YOUR INSTRUCTIONS: Go through the data and copy every line exactly, but not the images.

SUPPLIED MATERIAL:
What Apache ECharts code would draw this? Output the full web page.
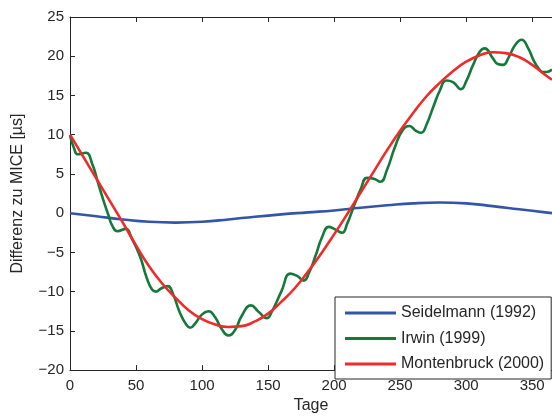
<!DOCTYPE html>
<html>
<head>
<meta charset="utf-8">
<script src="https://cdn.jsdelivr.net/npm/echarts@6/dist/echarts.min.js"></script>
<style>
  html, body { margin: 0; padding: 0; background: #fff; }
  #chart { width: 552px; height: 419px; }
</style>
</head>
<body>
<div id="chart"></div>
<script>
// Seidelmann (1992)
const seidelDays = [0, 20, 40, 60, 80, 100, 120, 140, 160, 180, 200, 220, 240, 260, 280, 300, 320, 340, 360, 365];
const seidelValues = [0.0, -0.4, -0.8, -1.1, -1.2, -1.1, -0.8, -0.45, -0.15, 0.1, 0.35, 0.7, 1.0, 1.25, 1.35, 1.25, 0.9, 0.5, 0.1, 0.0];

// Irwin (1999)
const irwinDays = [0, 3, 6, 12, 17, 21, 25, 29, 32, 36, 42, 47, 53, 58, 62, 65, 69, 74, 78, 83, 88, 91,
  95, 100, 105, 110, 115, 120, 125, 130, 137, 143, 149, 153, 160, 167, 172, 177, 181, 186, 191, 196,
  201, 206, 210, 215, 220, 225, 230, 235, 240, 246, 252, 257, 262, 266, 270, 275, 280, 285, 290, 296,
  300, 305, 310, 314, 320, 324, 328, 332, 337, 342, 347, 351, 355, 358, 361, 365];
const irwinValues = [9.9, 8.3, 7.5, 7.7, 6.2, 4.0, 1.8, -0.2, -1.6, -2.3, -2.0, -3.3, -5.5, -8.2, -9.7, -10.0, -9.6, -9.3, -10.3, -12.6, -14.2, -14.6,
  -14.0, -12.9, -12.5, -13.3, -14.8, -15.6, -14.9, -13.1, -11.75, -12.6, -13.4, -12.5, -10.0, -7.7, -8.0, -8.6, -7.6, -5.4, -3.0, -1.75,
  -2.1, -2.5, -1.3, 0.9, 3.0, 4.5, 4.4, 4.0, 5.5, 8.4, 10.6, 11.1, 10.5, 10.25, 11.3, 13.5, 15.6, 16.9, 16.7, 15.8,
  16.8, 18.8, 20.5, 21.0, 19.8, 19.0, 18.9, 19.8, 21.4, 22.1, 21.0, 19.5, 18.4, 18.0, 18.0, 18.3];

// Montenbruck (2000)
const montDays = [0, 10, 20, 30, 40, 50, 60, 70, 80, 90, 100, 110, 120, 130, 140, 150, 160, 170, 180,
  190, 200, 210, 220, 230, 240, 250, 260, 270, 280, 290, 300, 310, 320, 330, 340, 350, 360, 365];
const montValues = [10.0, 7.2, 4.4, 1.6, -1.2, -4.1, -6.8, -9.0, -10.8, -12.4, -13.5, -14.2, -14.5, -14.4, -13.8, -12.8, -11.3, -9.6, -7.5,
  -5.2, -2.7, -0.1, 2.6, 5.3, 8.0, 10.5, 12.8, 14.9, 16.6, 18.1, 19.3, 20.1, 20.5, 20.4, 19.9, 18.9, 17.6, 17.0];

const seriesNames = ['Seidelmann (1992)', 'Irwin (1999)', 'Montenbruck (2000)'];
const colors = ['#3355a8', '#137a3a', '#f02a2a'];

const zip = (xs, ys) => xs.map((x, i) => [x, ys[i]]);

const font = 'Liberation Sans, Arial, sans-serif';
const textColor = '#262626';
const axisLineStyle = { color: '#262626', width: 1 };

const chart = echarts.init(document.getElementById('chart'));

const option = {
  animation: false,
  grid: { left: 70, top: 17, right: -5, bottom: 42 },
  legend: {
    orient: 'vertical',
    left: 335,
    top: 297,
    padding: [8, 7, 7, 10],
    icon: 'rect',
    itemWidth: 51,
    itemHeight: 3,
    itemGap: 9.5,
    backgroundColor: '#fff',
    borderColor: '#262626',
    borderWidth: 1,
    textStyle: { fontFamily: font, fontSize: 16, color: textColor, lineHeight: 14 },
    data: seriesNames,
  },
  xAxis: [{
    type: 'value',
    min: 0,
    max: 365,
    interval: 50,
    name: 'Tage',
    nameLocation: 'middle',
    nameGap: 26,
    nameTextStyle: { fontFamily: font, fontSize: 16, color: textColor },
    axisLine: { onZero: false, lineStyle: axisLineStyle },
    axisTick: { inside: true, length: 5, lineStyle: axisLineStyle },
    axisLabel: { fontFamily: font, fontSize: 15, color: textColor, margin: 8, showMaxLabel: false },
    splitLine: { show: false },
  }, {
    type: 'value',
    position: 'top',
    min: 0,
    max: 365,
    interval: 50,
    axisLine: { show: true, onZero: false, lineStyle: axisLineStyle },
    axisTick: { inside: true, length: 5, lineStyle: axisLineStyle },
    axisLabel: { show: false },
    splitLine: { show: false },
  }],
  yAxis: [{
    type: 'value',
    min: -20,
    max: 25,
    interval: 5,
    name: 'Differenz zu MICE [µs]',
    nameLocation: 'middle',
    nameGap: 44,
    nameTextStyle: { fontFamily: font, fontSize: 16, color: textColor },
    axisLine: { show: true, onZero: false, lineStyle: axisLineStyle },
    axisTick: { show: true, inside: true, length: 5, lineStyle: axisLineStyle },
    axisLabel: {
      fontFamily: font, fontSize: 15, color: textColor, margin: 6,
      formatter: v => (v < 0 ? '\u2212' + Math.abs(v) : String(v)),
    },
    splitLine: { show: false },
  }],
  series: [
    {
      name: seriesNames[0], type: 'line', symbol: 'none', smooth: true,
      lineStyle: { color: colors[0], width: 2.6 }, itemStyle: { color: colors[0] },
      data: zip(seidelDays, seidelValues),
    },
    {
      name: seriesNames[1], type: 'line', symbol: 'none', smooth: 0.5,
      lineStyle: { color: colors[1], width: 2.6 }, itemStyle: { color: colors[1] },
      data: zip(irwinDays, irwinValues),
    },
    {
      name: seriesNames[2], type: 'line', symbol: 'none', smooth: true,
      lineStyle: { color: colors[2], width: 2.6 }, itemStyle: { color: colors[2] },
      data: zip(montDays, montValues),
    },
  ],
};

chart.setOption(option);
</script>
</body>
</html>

IN RESPONSE:
What Apache ECharts code would draw this? Output the full web page.
<!DOCTYPE html>
<html>
<head>
<meta charset="utf-8">
<script src="https://cdn.jsdelivr.net/npm/echarts@6/dist/echarts.min.js"></script>
<style>
  html, body { margin: 0; padding: 0; background: #fff; }
  #chart { width: 552px; height: 419px; }
</style>
</head>
<body>
<div id="chart"></div>
<script>
// Seidelmann (1992)
const seidelDays = [0, 20, 40, 60, 80, 100, 120, 140, 160, 180, 200, 220, 240, 260, 280, 300, 320, 340, 360, 365];
const seidelValues = [0.0, -0.4, -0.8, -1.1, -1.2, -1.1, -0.8, -0.45, -0.15, 0.1, 0.35, 0.7, 1.0, 1.25, 1.35, 1.25, 0.9, 0.5, 0.1, 0.0];

// Irwin (1999)
const irwinDays = [0, 3, 6, 12, 17, 21, 25, 29, 32, 36, 42, 47, 53, 58, 62, 65, 69, 74, 78, 83, 88, 91,
  95, 100, 105, 110, 115, 120, 125, 130, 137, 143, 149, 153, 160, 167, 172, 177, 181, 186, 191, 196,
  201, 206, 210, 215, 220, 225, 230, 235, 240, 246, 252, 257, 262, 266, 270, 275, 280, 285, 290, 296,
  300, 305, 310, 314, 320, 324, 328, 332, 337, 342, 347, 351, 355, 358, 361, 365];
const irwinValues = [9.9, 8.3, 7.5, 7.7, 6.2, 4.0, 1.8, -0.2, -1.6, -2.3, -2.0, -3.3, -5.5, -8.2, -9.7, -10.0, -9.6, -9.3, -10.3, -12.6, -14.2, -14.6,
  -14.0, -12.9, -12.5, -13.3, -14.8, -15.6, -14.9, -13.1, -11.75, -12.6, -13.4, -12.5, -10.0, -7.7, -8.0, -8.6, -7.6, -5.4, -3.0, -1.75,
  -2.1, -2.5, -1.3, 0.9, 3.0, 4.5, 4.4, 4.0, 5.5, 8.4, 10.6, 11.1, 10.5, 10.25, 11.3, 13.5, 15.6, 16.9, 16.7, 15.8,
  16.8, 18.8, 20.5, 21.0, 19.8, 19.0, 18.9, 19.8, 21.4, 22.1, 21.0, 19.5, 18.4, 18.0, 18.0, 18.3];

// Montenbruck (2000)
const montDays = [0, 10, 20, 30, 40, 50, 60, 70, 80, 90, 100, 110, 120, 130, 140, 150, 160, 170, 180,
  190, 200, 210, 220, 230, 240, 250, 260, 270, 280, 290, 300, 310, 320, 330, 340, 350, 360, 365];
const montValues = [10.0, 7.2, 4.4, 1.6, -1.2, -4.1, -6.8, -9.0, -10.8, -12.4, -13.5, -14.2, -14.5, -14.4, -13.8, -12.8, -11.3, -9.6, -7.5,
  -5.2, -2.7, -0.1, 2.6, 5.3, 8.0, 10.5, 12.8, 14.9, 16.6, 18.1, 19.3, 20.1, 20.5, 20.4, 19.9, 18.9, 17.6, 17.0];

const seriesNames = ['Seidelmann (1992)', 'Irwin (1999)', 'Montenbruck (2000)'];
const colors = ['#3355a8', '#137a3a', '#f02a2a'];

const zip = (xs, ys) => xs.map((x, i) => [x, ys[i]]);

const font = 'Liberation Sans, Arial, sans-serif';
const textColor = '#262626';
const axisLineStyle = { color: '#262626', width: 1 };

const chart = echarts.init(document.getElementById('chart'));

const option = {
  animation: false,
  grid: { left: 70, top: 17, right: -5, bottom: 42 },
  legend: {
    orient: 'vertical',
    left: 335,
    top: 297,
    padding: [8, 7, 7, 10],
    icon: 'rect',
    itemWidth: 51,
    itemHeight: 3,
    itemGap: 9.5,
    backgroundColor: '#fff',
    borderColor: '#262626',
    borderWidth: 1,
    textStyle: { fontFamily: font, fontSize: 16, color: textColor, lineHeight: 14 },
    data: seriesNames,
  },
  xAxis: [{
    type: 'value',
    min: 0,
    max: 365,
    interval: 50,
    name: 'Tage',
    nameLocation: 'middle',
    nameGap: 26,
    nameTextStyle: { fontFamily: font, fontSize: 16, color: textColor },
    axisLine: { onZero: false, lineStyle: axisLineStyle },
    axisTick: { inside: true, length: 5, lineStyle: axisLineStyle },
    axisLabel: { fontFamily: font, fontSize: 15, color: textColor, margin: 8, showMaxLabel: false },
    splitLine: { show: false },
  }, {
    type: 'value',
    position: 'top',
    min: 0,
    max: 365,
    interval: 50,
    axisLine: { show: true, onZero: false, lineStyle: axisLineStyle },
    axisTick: { inside: true, length: 5, lineStyle: axisLineStyle },
    axisLabel: { show: false },
    splitLine: { show: false },
  }],
  yAxis: [{
    type: 'value',
    min: -20,
    max: 25,
    interval: 5,
    name: 'Differenz zu MICE [µs]',
    nameLocation: 'middle',
    nameGap: 44,
    nameTextStyle: { fontFamily: font, fontSize: 16, color: textColor },
    axisLine: { show: true, onZero: false, lineStyle: axisLineStyle },
    axisTick: { show: true, inside: true, length: 5, lineStyle: axisLineStyle },
    axisLabel: {
      fontFamily: font, fontSize: 15, color: textColor, margin: 6,
      formatter: v => (v < 0 ? '\u2212' + Math.abs(v) : String(v)),
    },
    splitLine: { show: false },
  }],
  series: [
    {
      name: seriesNames[0], type: 'line', symbol: 'none', smooth: true,
      lineStyle: { color: colors[0], width: 2.6 }, itemStyle: { color: colors[0] },
      data: zip(seidelDays, seidelValues),
    },
    {
      name: seriesNames[1], type: 'line', symbol: 'none', smooth: 0.5,
      lineStyle: { color: colors[1], width: 2.6 }, itemStyle: { color: colors[1] },
      data: zip(irwinDays, irwinValues),
    },
    {
      name: seriesNames[2], type: 'line', symbol: 'none', smooth: true,
      lineStyle: { color: colors[2], width: 2.6 }, itemStyle: { color: colors[2] },
      data: zip(montDays, montValues),
    },
  ],
};

chart.setOption(option);
</script>
</body>
</html>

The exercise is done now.